Taylor’s updated biography is welcome precisely because we live in a world today where many such monsters are back in charge. Pundits are always asking: What would George say, what would George do?

Faced with war criminals like Vladimir Putin and Henry Kissinger, liars like Boris Johnson and Donald Trump, neofascists like Giorgia Meloni and Marie Le Pen, home-grown blowhards like Nigel Farage and Douglas Ross, we need Orwell’s voice more than ever.

As for those earlier strictures about Scotland and “the Scotch”, he slowly mellowed.

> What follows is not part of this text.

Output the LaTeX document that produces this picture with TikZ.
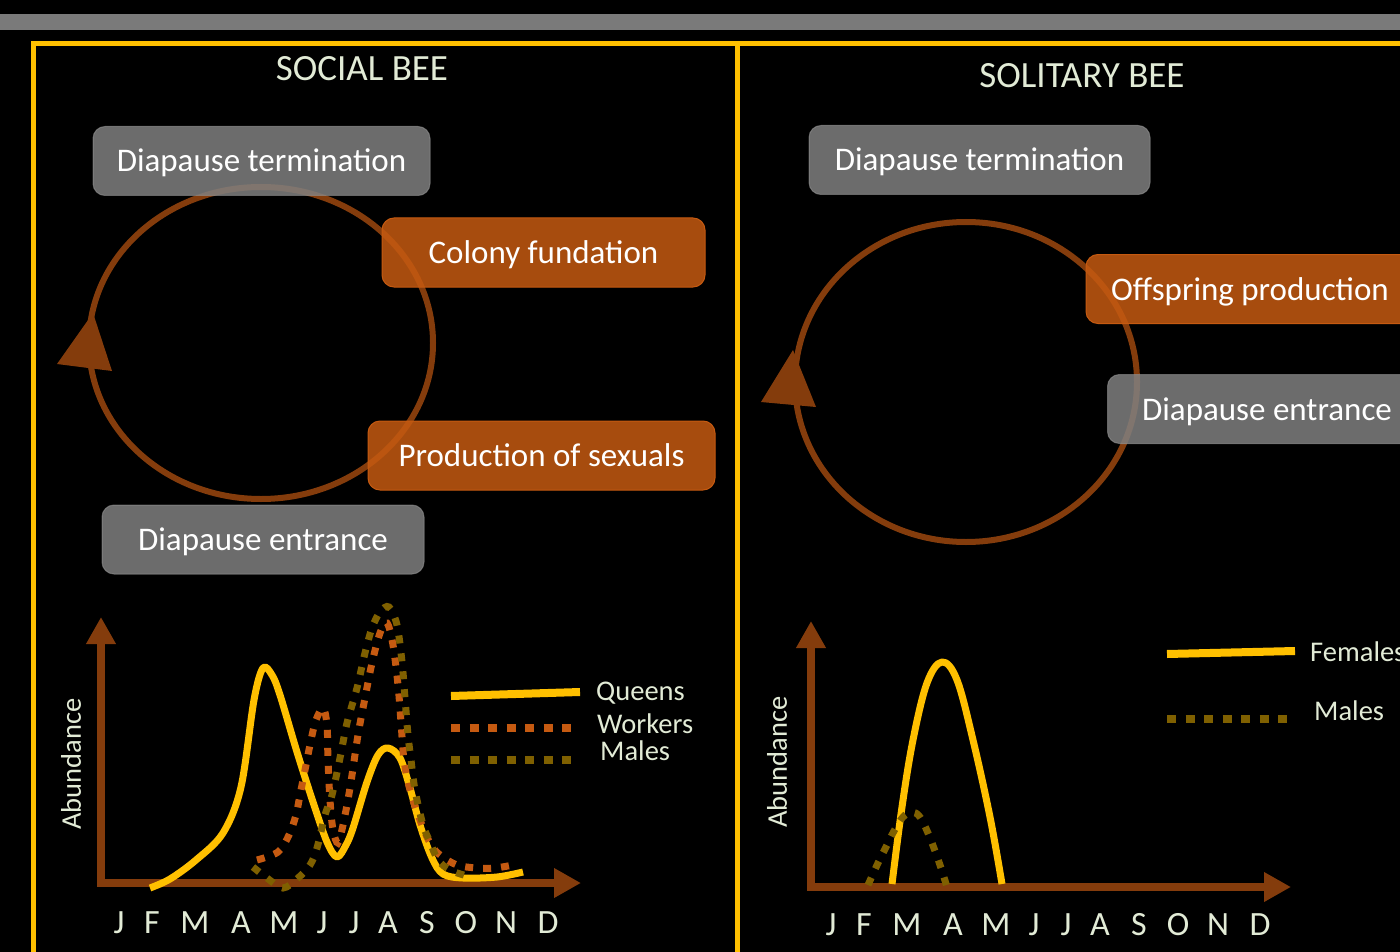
\documentclass[tikz,border=0pt]{standalone}
\usepackage{fontspec}
\setmainfont{Carlito}
\usetikzlibrary{arrows.meta}

\definecolor{gold}{RGB}{255,192,0}
\definecolor{rust}{RGB}{132,60,12}
\definecolor{burnt}{RGB}{197,90,17}
\definecolor{malegold}{RGB}{127,96,0}
\definecolor{boxgray}{RGB}{128,128,128}
\definecolor{chalk}{RGB}{226,235,214}

\tikzset{
  phase/.style={rounded corners=12pt, minimum height=69pt, inner sep=0pt,
    text height=28pt, text depth=6pt,
    text=white, text opacity=1, line width=1pt,
    font=\fontsize{33}{40}\selectfont},
  restbox/.style={phase, fill=boxgray, fill opacity=0.85, draw=boxgray!85!white, draw opacity=0.6},
  workbox/.style={phase, fill=burnt, fill opacity=0.85, draw=burnt},
  ring/.style={draw=rust, line width=6pt},
  axis/.style={rust, line width=8pt, -{Triangle[length=27pt,width=28pt]}},
  queen/.style={gold, line width=7pt, line join=round},
  worker/.style={burnt, line width=7pt, dash pattern=on 8pt off 10pt},
  male/.style={malegold, line width=7pt, dash pattern=on 8pt off 10pt},
  title/.style={text=chalk, inner sep=0pt, font=\fontsize{37}{44}\selectfont},
  small/.style={text=chalk, inner sep=0pt, font=\fontsize{28.5}{34}\selectfont},
  month/.style={text=chalk, inner sep=0pt, anchor=base, font=\fontsize{34}{40}\selectfont}
}

\begin{document}
\begin{tikzpicture}[x=1pt, y=-1pt]
  \useasboundingbox (0,0) rectangle (1400,952);
  \clip (0,0) rectangle (1400,952);
  \fill[black] (0,0) rectangle (1400,952);
  \fill[boxgray!95!black] (0,14) rectangle (1400,30);

  % panel frame
  \draw[gold, line width=5pt] (33,960) -- (33,44) -- (1410,44);
  \draw[gold, line width=5pt] (737,44) -- (737,960);

  \node (st) [title] at (362,69) {SOCIAL BEE};
  \node (lt) [title] at (1082,76) {SOLITARY BEE};

  % life cycles
  \draw[ring] (261,343) ellipse [x radius=172pt, y radius=156pt];
  \fill[rust] (93,313) -- (57,364) -- (112,371) -- cycle;
  \draw[ring] (966,382) ellipse [x radius=171pt, y radius=160pt];
  \fill[rust] (793,350) -- (761,402) -- (816,407) -- cycle;

  \node (sdt) [restbox, minimum width=337pt] at (261.5,161) {Diapause termination};
  \node (cf) [workbox, minimum width=323pt] at (543.5,252.5) {Colony fundation};
  \node (ps) [workbox, minimum width=347pt] at (541.5,455.5) {Production of sexuals};
  \node (sde) [restbox, minimum width=322pt] at (263,539.5) {Diapause entrance};

  \node (odt) [restbox, minimum width=341pt] at (979.5,160) {Diapause termination};
  \node (op) [workbox, minimum width=328pt] at (1250,289) {Offspring production};
  \node (ode) [restbox, minimum width=319pt] at (1267,409) {Diapause entrance};

  % abundance charts
  \coordinate (o1) at (101,883);
  \coordinate (o2) at (811,887);
  \draw[axis] ([yshift=4pt]o1) -- (101,617);
  \draw[axis] ([xshift=-4pt]o1) -- (581,883);
  \draw[axis] ([yshift=4pt]o2) -- (811,621);
  \draw[axis] ([xshift=-4pt]o2) -- (1291,887);

  \node (ab1) [small, rotate=90] at (71,764) {Abundance};
  \node (ab2) [small, rotate=90] at (777,762) {Abundance};

  \foreach \m/\x [count=\i] in {J/119,F/152,M/195,A/241,M/284,J/322,J/354,A/388,S/427,O/466,N/506,D/548} {
    \node (sm\i) [month] at (\x,933) {\m};
    \node (lm\i) [month] at (\x+712,935) {\m};
  }

  \draw[queen] plot[smooth, tension=0.55] coordinates {(150,888) (170,879) (196,860)
    (223,833) (241,787) (254,700) (263,668) (272,675) (280,695) (297,752) (313,802)
    (327,842) (337,857) (346,845) (353,828) (367,782) (378,755) (388,748) (400,758) (410,788)
    (420,825) (432,858) (443,874) (463,878) (497,877) (523,872)};
  \draw[worker] plot[smooth, tension=0.55] coordinates {(257,860) (278,852) (289,835) (296,815)
    (300,795) (306,765) (311,740) (316,720) (323,708) (327,725) (328,760) (330,800) (333,830)
    (338,843) (343,825) (350,788) (358,735) (365,698) (372,663) (380,633) (387,623) (393,645)
    (398,685) (401,722) (404,760) (410,790) (420,820) (430,843) (440,855) (457,865) (477,868)
    (495,868) (513,865)};
  \draw[male] plot[smooth, tension=0.55] coordinates {(253,867) (267,878) (283,888) (298,878)
    (310,865) (317,848) (325,815) (332,795) (340,758) (347,723) (357,688) (365,653) (372,628)
    (380,612) (389,607) (397,625) (402,662) (405,698) (408,735) (411,760) (415,790) (423,825)
    (430,842) (438,860) (450,870) (467,876)};

  \draw[queen] plot[smooth, tension=0.6] coordinates {(892,884) (902,807) (913,740) (927,683)
    (942,662) (957,680) (973,740) (990,817) (1002,884)};
  \draw[male] plot[smooth, tension=0.6] coordinates {(868,885) (878,863) (886,847) (894,831)
    (903,817) (912,812) (920,817) (928,833) (935,851) (941,868) (947,887)};

  % legends
  \node (qn) [small, anchor=base west] at (596,700) {Queens};
  \node (wk) [small, anchor=base west] at (597,733) {Workers};
  \node (ml) [small, anchor=base west] at (600,760) {Males};
  \coordinate (q0) at (451,696);
  \coordinate (w0) at (451,728);
  \coordinate (m0) at (451,760);
  \draw[queen, line width=8pt] (q0) -- (580,692);
  \draw[worker, line width=8pt, dash pattern=on 9pt off 9.5pt] (w0) -- (580,728);
  \draw[male, line width=8pt, dash pattern=on 9pt off 9.5pt] (m0) -- (580,760);

  \node (fe) [small, anchor=base west] at (1310,661) {Females};
  \node (ml2) [small, anchor=base west] at (1314,720) {Males};
  \coordinate (f0) at (1167,654);
  \coordinate (m2) at (1167,719);
  \draw[queen, line width=8pt] (f0) -- (1295,651);
  \draw[male, line width=8pt, dash pattern=on 9pt off 9.5pt] (m2) -- (1296,719);
\end{tikzpicture}
\end{document}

As a theatre critic during the Phoney War Taylor tells us Orwell enjoyed such homespun entertainment as The Three Aberdonians, “who enliven a good acrobatic display with mild obscenities”. Sounds utterly allagrugous. And then, war over, he finally got his Hebridean home.

On Jura, he had a supply of fish, lobster, and freshly killed venison. The scenery was spectacular. But he was newly widowed and had to care for his adopted son, Richard. The lung haemorrhaging continued.

Norman Bissell’s recent novel Barnhill brilliantly captures Orwell’s isolation. It’s easy to visualise the author as a tragic figure on the island, struggling with his motorbike, a Cassandra in the wilderness.

Like Winston Smith, you might take him for the Last Man in Europe.

Lastly, there were the horrors of Hairmyres near East Kilbride, where his phrenic nerve was paralysed, his lung collapsed. All to no avail. His final bleed happened in London. He was only 46.